Lambert’s true surrealist self is best echoed in her sculptural work. I remember visiting her Greenpoint studio a decade ago and being transfixed by her flamboyant totem-like tributes, composed of various found and painted materials. Arriving in New York City from Pittsburgh in 1995, Lambert interned in the studios of Jane Hammond and the late Mary Beth Edelson. The experience clearly opened her up to diverse practices that encompassed painting, drawing, collage, and performance. Lambert also seems to have absorbed the revolutionary, eco-conscious, and mischievous power these women embraced.

Within the main gallery is the labyrinth-like installation highlighted by several fully composed ceramic works. Miró comes to mind when encountering Lambert’s Bust Nest Fish Bird (2024). Like Miró, Lambert is exploring subconscious imagery, yet she modernizes it with a dynamic contemporary twist by placing the work on custom pedestals made of found wood that might have a bright color painted on one side. This work blurs the boundaries between abstraction and representation, drawing us into playful yet profound visual narratives.

Jigsaw offers a kinetic Cubist-like construction of shaped planes, floating circles, and branching squiggles. Flocking is a tall vase-like ceramic whose painted surface seems to have emerged from one of her canvases.
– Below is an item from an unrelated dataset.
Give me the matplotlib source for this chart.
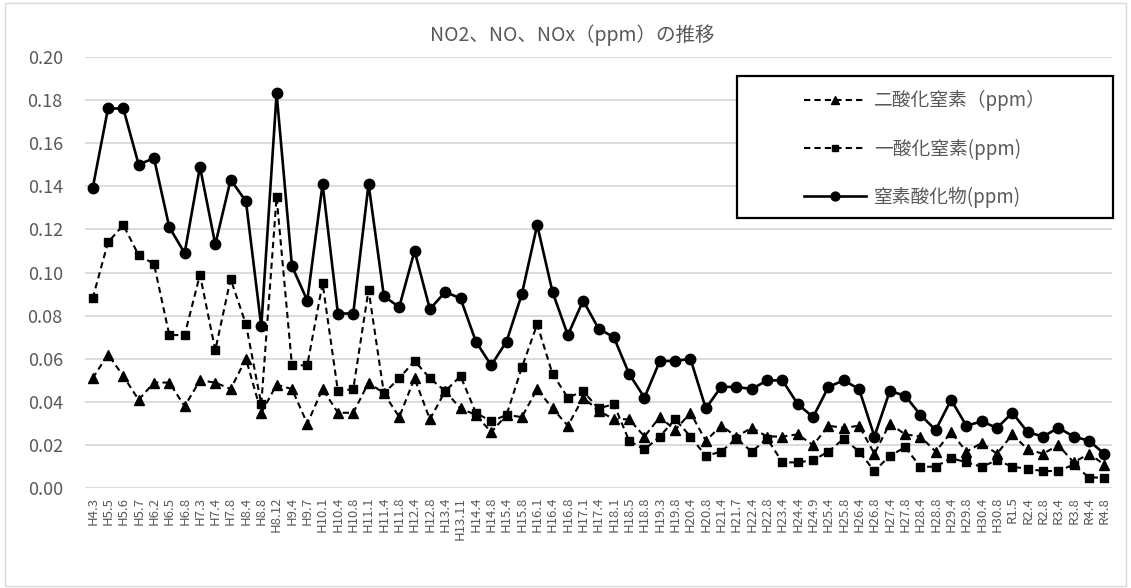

Lambert embraces the plasticity inherent in ceramics, and exploring curiosities is a major part of her endeavor. We are encouraged to peer carefully inside a work like Water Jug to see an entirely glazed world within. Again, each ceramic sculpture is held up by a pedestal that amplifies Lambert’s playfulness. Within the purpose-driven cairn-like stacks are small ceramics. Many – I counted at least five – assume the shape of birds or perhaps that of Lambert’s salmon faverolles with beard, muff, and feathered feet. These have the simple brilliance of Picasso’s black and white clay pigeons.

Lambert told me that sometimes in the studio she feels as if she’s trying to trap butterflies: fleeting ideas emerge and it’s her job to try to capture them. Luckily for us, she has cast a wide net, reveling in experimentation and positioning herself as a modern inheritor who bridges eras with new creative insight.

“Emily Noelle Lambert: Wild Birds” Freight + Volume, 39 Lispenard Street, New York, NY. Through January 25, 2025. A walk-through with the artist is scheduled for January 18 at 3:00 PM.